Il criterio di specializzazione alla base della riduzione di personale non è né generico né arbitrario.
Nota a Cass. 10 dicembre 2018, n. 31872
Giuseppe Catanzaro
L’individuazione dei lavoratori in eccedenza nell’ipotesi di licenziamenti collettivi può basarsi sul criterio dell’alta specializzazione dei prestatori in alternativa ai parametri legali dei carichi familiari e dell’anzianità di servizio. Le scelte compiute in tal senso dall’impresa nell’individuazione dei dipendenti in esubero non costituiscono perciò una formulazione generica e arbitraria.
È quanto affermato dalla Corte di Cassazione (10 dicembre 2018, n. 31872) in relazione al licenziamento collettivo avviato da un’impresa operante in un settore altamente specialistico.
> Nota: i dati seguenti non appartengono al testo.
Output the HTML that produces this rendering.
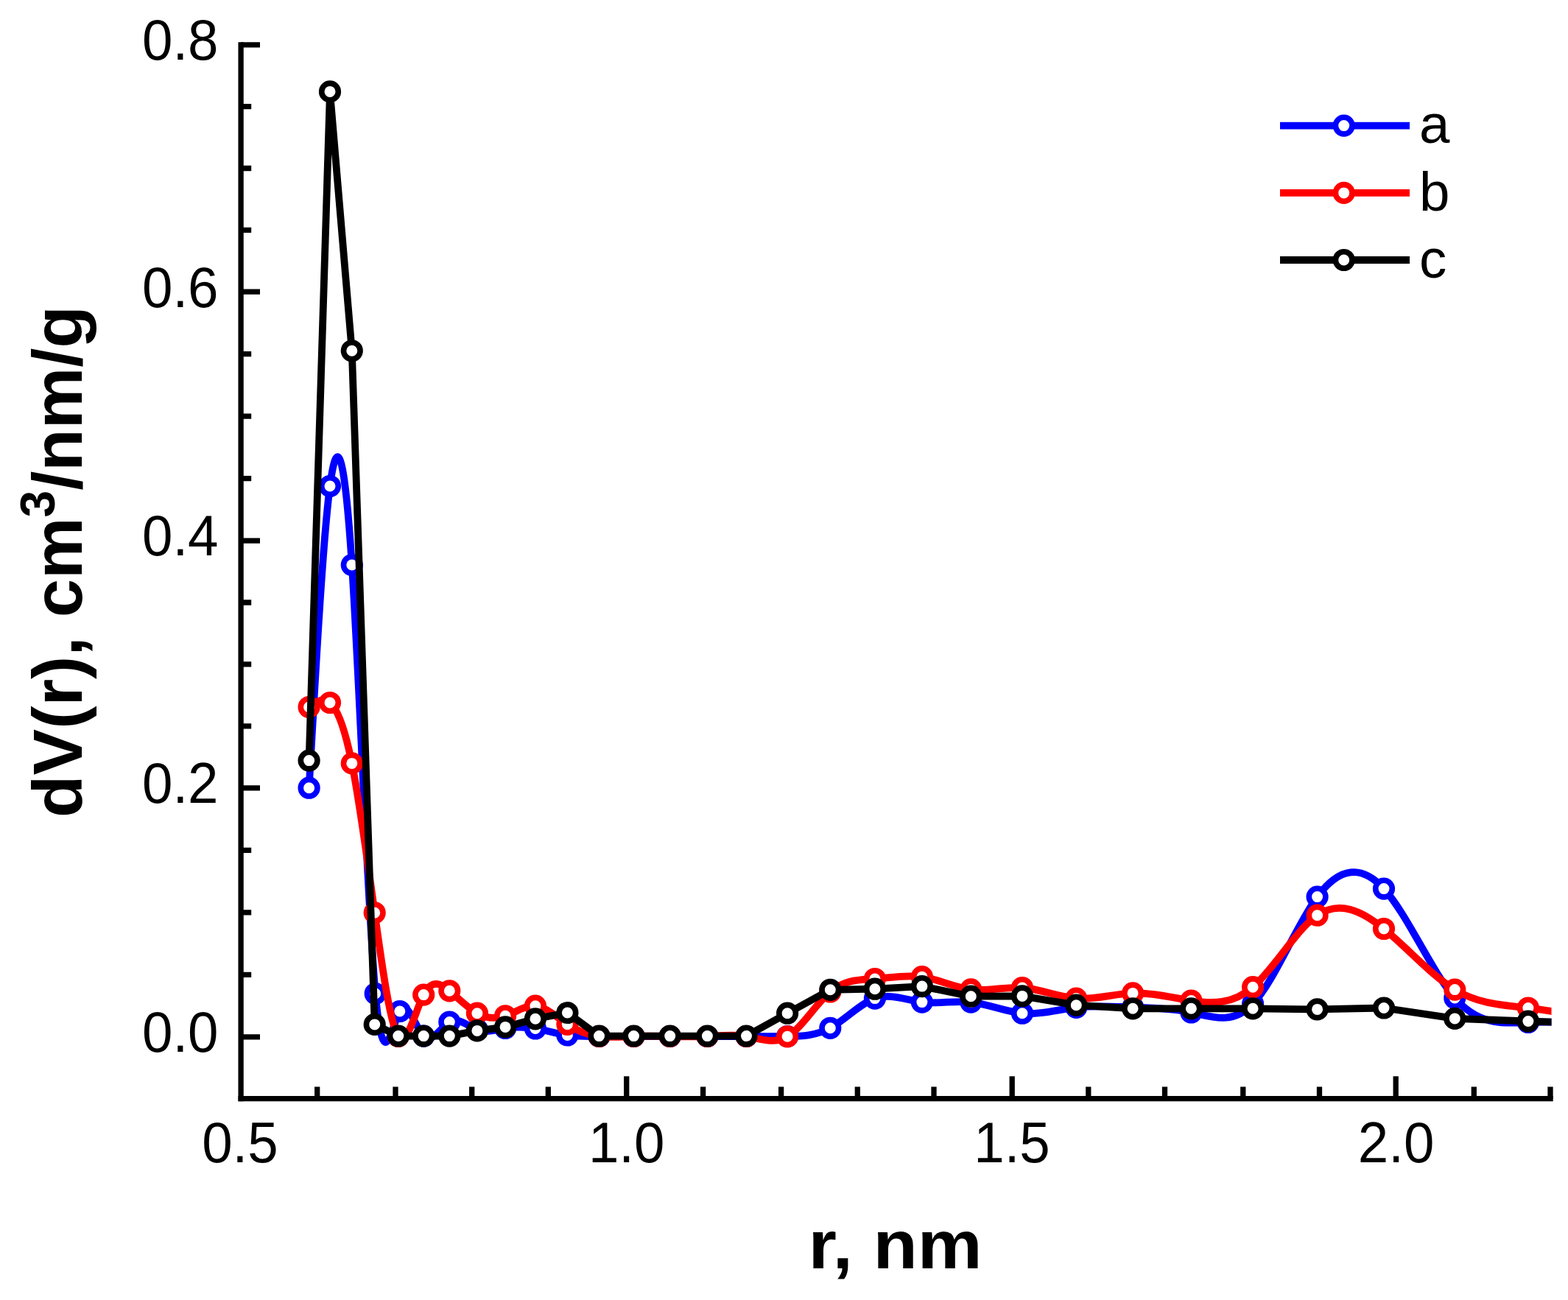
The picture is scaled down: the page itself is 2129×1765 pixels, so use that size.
<!DOCTYPE html>
<html lang="en"><head><meta charset="utf-8"><title>dV(r) vs r</title>
<style>
html,body{margin:0;padding:0;background:#fff;width:2129px;height:1765px;}
body{overflow:hidden;}
svg{display:block;}
text{font-family:"Liberation Sans",sans-serif;fill:#000;}
.tk{font-size:74.5px;}
.tt{font-size:94px;font-weight:bold;}
.ax{stroke:#000;stroke-width:7.3;fill:none;stroke-linecap:butt;}
.ln{fill:none;stroke-width:9.8;stroke-linejoin:round;stroke-linecap:butt;}
.mk{fill:#fff;stroke-width:7.6;}
</style></head><body>
<svg width="2129" height="1765" viewBox="0 0 2129 1765" role="img" aria-label="Pore size distribution dV(r) versus r for samples a, b and c">
<rect x="0" y="0" width="2129" height="1765" fill="#fff"/>
<defs><clipPath id="pc"><rect x="0" y="0" width="2106.5" height="1765"/></clipPath></defs>
<g id="series-a" stroke="#0000ff" clip-path="url(#pc)">
<path class="ln" d="M419.6 1069.7C429.1 901 438.5 732.2 448 660C457.9 584.2 467.9 614.8 477.8 767C488.4 930 499.1 1232.4 509.7 1349C520.7 1470 531.8 1391 542.8 1373C553.6 1355.3 564.4 1396.1 575.2 1406.6C586.9 1418 598.6 1394 610.3 1387.5C622.8 1380.5 635.4 1393.6 647.9 1398C660.6 1402.5 673.4 1398.1 686.1 1396C699.7 1393.8 713.3 1394.2 726.9 1396.5C741.4 1398.9 755.9 1403.4 770.4 1405.5C784.8 1407.5 799.1 1407.1 813.5 1407C829.2 1406.8 844.8 1407 860.5 1407C876.9 1407 893.3 1407 909.7 1407C926.6 1407 943.5 1407 960.4 1407C978.1 1407 995.8 1407 1013.5 1407C1032 1407 1050.6 1407.1 1069.1 1407C1088.5 1406.9 1107.9 1406.4 1127.3 1395.8C1147.5 1384.7 1167.7 1362.5 1187.9 1355.6C1209.2 1348.3 1230.6 1358 1251.9 1360.6C1274 1363.3 1296.2 1358.3 1318.3 1360.6C1341.5 1363.1 1364.8 1373.6 1388 1375.7C1412.4 1377.9 1436.9 1370.7 1461.3 1367.8C1486.9 1364.8 1512.5 1366.5 1538.1 1367.5C1564.5 1368.6 1591 1368.9 1617.4 1374.5C1645.3 1380.4 1673.2 1392.2 1701.1 1363C1730.3 1332.5 1759.4 1257.3 1788.6 1217.6C1818.7 1176.6 1848.9 1173.5 1879 1206.6C1911.1 1241.8 1943.2 1318.1 1975.3 1355C2008.5 1393.2 2041.7 1389.2 2074.9 1388C2109.3 1386.7 2143.6 1388.4 2178 1390"/>
<circle class="mk" cx="419.6" cy="1069.7" r="11.3"/>
<circle class="mk" cx="448" cy="660" r="11.3"/>
<circle class="mk" cx="477.8" cy="767" r="11.3"/>
<circle class="mk" cx="509.7" cy="1349" r="11.3"/>
<circle class="mk" cx="542.8" cy="1373" r="11.3"/>
<circle class="mk" cx="575.2" cy="1406.6" r="11.3"/>
<circle class="mk" cx="610.3" cy="1387.5" r="11.3"/>
<circle class="mk" cx="647.9" cy="1398" r="11.3"/>
<circle class="mk" cx="686.1" cy="1396" r="11.3"/>
<circle class="mk" cx="726.9" cy="1396.5" r="11.3"/>
<circle class="mk" cx="770.4" cy="1405.5" r="11.3"/>
<circle class="mk" cx="813.5" cy="1407" r="11.3"/>
<circle class="mk" cx="860.5" cy="1407" r="11.3"/>
<circle class="mk" cx="909.7" cy="1407" r="11.3"/>
<circle class="mk" cx="960.4" cy="1407" r="11.3"/>
<circle class="mk" cx="1013.5" cy="1407" r="11.3"/>
<circle class="mk" cx="1069.1" cy="1407" r="11.3"/>
<circle class="mk" cx="1127.3" cy="1395.8" r="11.3"/>
<circle class="mk" cx="1187.9" cy="1355.6" r="11.3"/>
<circle class="mk" cx="1251.9" cy="1360.6" r="11.3"/>
<circle class="mk" cx="1318.3" cy="1360.6" r="11.3"/>
<circle class="mk" cx="1388" cy="1375.7" r="11.3"/>
<circle class="mk" cx="1461.3" cy="1367.8" r="11.3"/>
<circle class="mk" cx="1538.1" cy="1367.5" r="11.3"/>
<circle class="mk" cx="1617.4" cy="1374.5" r="11.3"/>
<circle class="mk" cx="1701.1" cy="1363" r="11.3"/>
<circle class="mk" cx="1788.6" cy="1217.6" r="11.3"/>
<circle class="mk" cx="1879" cy="1206.6" r="11.3"/>
<circle class="mk" cx="1975.3" cy="1355" r="11.3"/>
<circle class="mk" cx="2074.9" cy="1388" r="11.3"/>
</g>
<g id="series-b" stroke="#ff0000" clip-path="url(#pc)">
<path class="ln" d="M419.6 960C429.1 953 438.5 946 448 954C457.9 962.4 467.9 987.2 477.8 1036.4C488.1 1087.4 498.4 1164.7 508.7 1239.3C519.4 1316.8 530.1 1391.4 540.8 1407C552.3 1423.7 563.7 1372.7 575.2 1350.6C586.9 1328 598.6 1335.5 610.3 1345.3C622.8 1355.7 635.4 1368.8 647.9 1375.7C660.6 1382.8 673.4 1383.5 686.1 1379.3C699.7 1374.8 713.3 1364.5 726.9 1365.7C741.4 1367 755.9 1381.2 770.4 1390.8C784.8 1400.3 799.1 1405.1 813.5 1407C829.2 1409.1 844.8 1407.6 860.5 1407C876.9 1406.4 893.3 1406.7 909.7 1407C926.6 1407.4 943.5 1407.8 960.4 1407C978.1 1406.2 995.8 1404.1 1013.5 1407C1032 1410 1050.6 1418.4 1069.1 1407.3C1088.5 1395.7 1107.9 1362.8 1127.3 1346.5C1147.5 1329.5 1167.7 1330.5 1187.9 1329C1209.2 1327.4 1230.6 1323.1 1251.9 1326.2C1274 1329.5 1296.2 1340.8 1318.3 1343.4C1341.5 1346.2 1364.8 1339.4 1388 1341C1412.4 1342.7 1436.9 1353.8 1461.3 1355.6C1486.9 1357.5 1512.5 1349.3 1538.1 1348.4C1564.5 1347.5 1591 1354.4 1617.4 1358.5C1645.3 1362.9 1673.2 1364.1 1701.1 1340.2C1730.3 1315.2 1759.4 1262.6 1788.6 1242.7C1818.7 1222.2 1848.9 1236.6 1879 1261C1911.1 1287 1943.2 1324.2 1975.3 1343.6C2008.5 1363.7 2041.7 1364.7 2074.9 1368.5C2109.3 1372.4 2143.6 1379.2 2178 1386"/>
<circle class="mk" cx="419.6" cy="960" r="11.3"/>
<circle class="mk" cx="448" cy="954" r="11.3"/>
<circle class="mk" cx="477.8" cy="1036.4" r="11.3"/>
<circle class="mk" cx="508.7" cy="1239.3" r="11.3"/>
<circle class="mk" cx="540.8" cy="1407" r="11.3"/>
<circle class="mk" cx="575.2" cy="1350.6" r="11.3"/>
<circle class="mk" cx="610.3" cy="1345.3" r="11.3"/>
<circle class="mk" cx="647.9" cy="1375.7" r="11.3"/>
<circle class="mk" cx="686.1" cy="1379.3" r="11.3"/>
<circle class="mk" cx="726.9" cy="1365.7" r="11.3"/>
<circle class="mk" cx="770.4" cy="1390.8" r="11.3"/>
<circle class="mk" cx="813.5" cy="1407" r="11.3"/>
<circle class="mk" cx="860.5" cy="1407" r="11.3"/>
<circle class="mk" cx="909.7" cy="1407" r="11.3"/>
<circle class="mk" cx="960.4" cy="1407" r="11.3"/>
<circle class="mk" cx="1013.5" cy="1407" r="11.3"/>
<circle class="mk" cx="1069.1" cy="1407.3" r="11.3"/>
<circle class="mk" cx="1127.3" cy="1346.5" r="11.3"/>
<circle class="mk" cx="1187.9" cy="1329" r="11.3"/>
<circle class="mk" cx="1251.9" cy="1326.2" r="11.3"/>
<circle class="mk" cx="1318.3" cy="1343.4" r="11.3"/>
<circle class="mk" cx="1388" cy="1341" r="11.3"/>
<circle class="mk" cx="1461.3" cy="1355.6" r="11.3"/>
<circle class="mk" cx="1538.1" cy="1348.4" r="11.3"/>
<circle class="mk" cx="1617.4" cy="1358.5" r="11.3"/>
<circle class="mk" cx="1701.1" cy="1340.2" r="11.3"/>
<circle class="mk" cx="1788.6" cy="1242.7" r="11.3"/>
<circle class="mk" cx="1879" cy="1261" r="11.3"/>
<circle class="mk" cx="1975.3" cy="1343.6" r="11.3"/>
<circle class="mk" cx="2074.9" cy="1368.5" r="11.3"/>
</g>
<g id="series-c" stroke="#000000" clip-path="url(#pc)">
<path class="ln" d="M419.6 1032.6L448 124.4L477.8 476.3L508.7 1390.9L540.8 1406.5L575.2 1406.6L610.3 1406.6L647.9 1399.4L686.1 1394.4L726.9 1383.3L770.4 1375L813.5 1406.6L860.5 1406.6L909.7 1406.6L960.4 1406.6L1013.5 1406.6L1069.1 1375.7L1127.3 1343.8L1187.9 1342.7L1251.9 1339.1L1318.3 1352.7L1388 1352.4L1461.3 1364.7L1538.1 1369.3L1617.4 1369.3L1701.1 1369.3L1788.6 1370.4L1879 1368.5L1975.3 1382.9L2074.9 1386.5L2178 1390"/>
<circle class="mk" cx="419.6" cy="1032.6" r="11.3"/>
<circle class="mk" cx="448" cy="124.4" r="11.3"/>
<circle class="mk" cx="477.8" cy="476.3" r="11.3"/>
<circle class="mk" cx="508.7" cy="1390.9" r="11.3"/>
<circle class="mk" cx="540.8" cy="1406.5" r="11.3"/>
<circle class="mk" cx="575.2" cy="1406.6" r="11.3"/>
<circle class="mk" cx="610.3" cy="1406.6" r="11.3"/>
<circle class="mk" cx="647.9" cy="1399.4" r="11.3"/>
<circle class="mk" cx="686.1" cy="1394.4" r="11.3"/>
<circle class="mk" cx="726.9" cy="1383.3" r="11.3"/>
<circle class="mk" cx="770.4" cy="1375" r="11.3"/>
<circle class="mk" cx="813.5" cy="1406.6" r="11.3"/>
<circle class="mk" cx="860.5" cy="1406.6" r="11.3"/>
<circle class="mk" cx="909.7" cy="1406.6" r="11.3"/>
<circle class="mk" cx="960.4" cy="1406.6" r="11.3"/>
<circle class="mk" cx="1013.5" cy="1406.6" r="11.3"/>
<circle class="mk" cx="1069.1" cy="1375.7" r="11.3"/>
<circle class="mk" cx="1127.3" cy="1343.8" r="11.3"/>
<circle class="mk" cx="1187.9" cy="1342.7" r="11.3"/>
<circle class="mk" cx="1251.9" cy="1339.1" r="11.3"/>
<circle class="mk" cx="1318.3" cy="1352.7" r="11.3"/>
<circle class="mk" cx="1388" cy="1352.4" r="11.3"/>
<circle class="mk" cx="1461.3" cy="1364.7" r="11.3"/>
<circle class="mk" cx="1538.1" cy="1369.3" r="11.3"/>
<circle class="mk" cx="1617.4" cy="1369.3" r="11.3"/>
<circle class="mk" cx="1701.1" cy="1369.3" r="11.3"/>
<circle class="mk" cx="1788.6" cy="1370.4" r="11.3"/>
<circle class="mk" cx="1879" cy="1368.5" r="11.3"/>
<circle class="mk" cx="1975.3" cy="1382.9" r="11.3"/>
<circle class="mk" cx="2074.9" cy="1386.5" r="11.3"/>
</g>
<g id="axes">
<path class="ax" d="M327.1 57.2 V1495.2"/>
<path class="ax" d="M323.5 1491.6 H2108.7"/>
<path class="ax" d="M327.1 1407.8H353M327.1 1323.3H341.2M327.1 1238.8H341.2M327.1 1154.3H341.2M327.1 1069.8H353M327.1 985.9H341.2M327.1 901.9H341.2M327.1 818H341.2M327.1 734.1H353M327.1 649.6H341.2M327.1 565.1H341.2M327.1 480.7H341.2M327.1 396.2H353M327.1 312.4H341.2M327.1 228.5H341.2M327.1 144.7H341.2M327.1 60.9H353"/>
<path class="ax" d="M430.7 1491.6V1475.4M537 1491.6V1475.4M640.7 1491.6V1475.4M744.3 1491.6V1475.4M850.7 1491.6V1461.2M954.6 1491.6V1475.4M1060.6 1491.6V1475.4M1164.3 1491.6V1475.4M1268 1491.6V1475.4M1374.2 1491.6V1461.2M1477.8 1491.6V1475.4M1581.5 1491.6V1475.4M1687.8 1491.6V1475.4M1791.5 1491.6V1475.4M1895.2 1491.6V1461.2M2001.3 1491.6V1475.4M2105 1491.6V1475.4"/>
</g>
<g id="ylabels" class="tk" text-anchor="end">
<text transform="translate(296.5 81.2) scale(1 1.05)">0.8</text>
<text transform="translate(296.5 416.5) scale(1 1.05)">0.6</text>
<text transform="translate(296.5 754.4) scale(1 1.05)">0.4</text>
<text transform="translate(296.5 1090.1) scale(1 1.05)">0.2</text>
<text transform="translate(296.5 1428.1) scale(1 1.05)">0.0</text>
</g>
<g id="xlabels" class="tk" text-anchor="middle">
<text transform="translate(325.9 1578.3) scale(1 1.05)">0.5</text>
<text transform="translate(850.7 1578.3) scale(1 1.05)">1.0</text>
<text transform="translate(1374 1578.3) scale(1 1.05)">1.5</text>
<text transform="translate(1895.6 1578.3) scale(1 1.05)">2.0</text>
</g>
<text class="tt" text-anchor="middle" transform="translate(1215.6 1721.8) scale(1.051 0.978)">r, nm</text>
<text class="tt" text-anchor="middle" transform="translate(110.8 762.5) rotate(-90)">dV(r), cm<tspan font-size="66" dy="-37">3</tspan><tspan dy="37">/nm/g</tspan></text>
<g id="legend">
<path class="ln" stroke="#0000ff" d="M1738 170.6 H1914"/>
<circle class="mk" stroke="#0000ff" cx="1824.7" cy="170.6" r="11.3"/>
<text class="tk" x="1927" y="194">a</text>
<path class="ln" stroke="#ff0000" d="M1738 261.9 H1914"/>
<circle class="mk" stroke="#ff0000" cx="1824.7" cy="261.9" r="11.3"/>
<text class="tk" x="1927" y="285.5">b</text>
<path class="ln" stroke="#000000" d="M1738 353 H1914"/>
<circle class="mk" stroke="#000000" cx="1824.7" cy="353" r="11.3"/>
<text class="tk" x="1927" y="377">c</text>
</g>
</svg>
</body></html>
Nella fattispecie, uno dei lavoratori licenziati ha impugnato il provvedimento sul presupposto che il riferimento, contenuto nell’accordo sindacale, al criterio di “alta specializzazione in funzione delle esigenze tecnico produttive dell’azienda”, in quanto inidoneo di per sé a delimitare il perimetro di un’effettiva esigenza aziendale, finisse per affidare la scelta dei dipendenti in eccedenza alla discrezionalità del datore di lavoro.
Diversamente dalla Corte di appello di Napoli (10 ottobre 2016), la Cassazione osserva che il criterio de quo, se rapportato ad una società che risulta svolgere un’attività “delicata ed altamente specialistica… nel campo della bonifica bellica e ambientale, e relativo monitoraggio, ricerca e supporto” non può ritenersi “generico e arbitrario, dovendo esso essere valutato, come già fatto dalle organizzazioni sindacali, nel peculiare e delicato contesto produttivo in cui esso è chiamato ad operare”.
La Corte ritiene pertanto fondata la censura della società ove afferma l’insufficienza del criterio residuale dell’anzianità o carichi di famiglia, a fronte della peculiarità della realtà produttiva aziendale.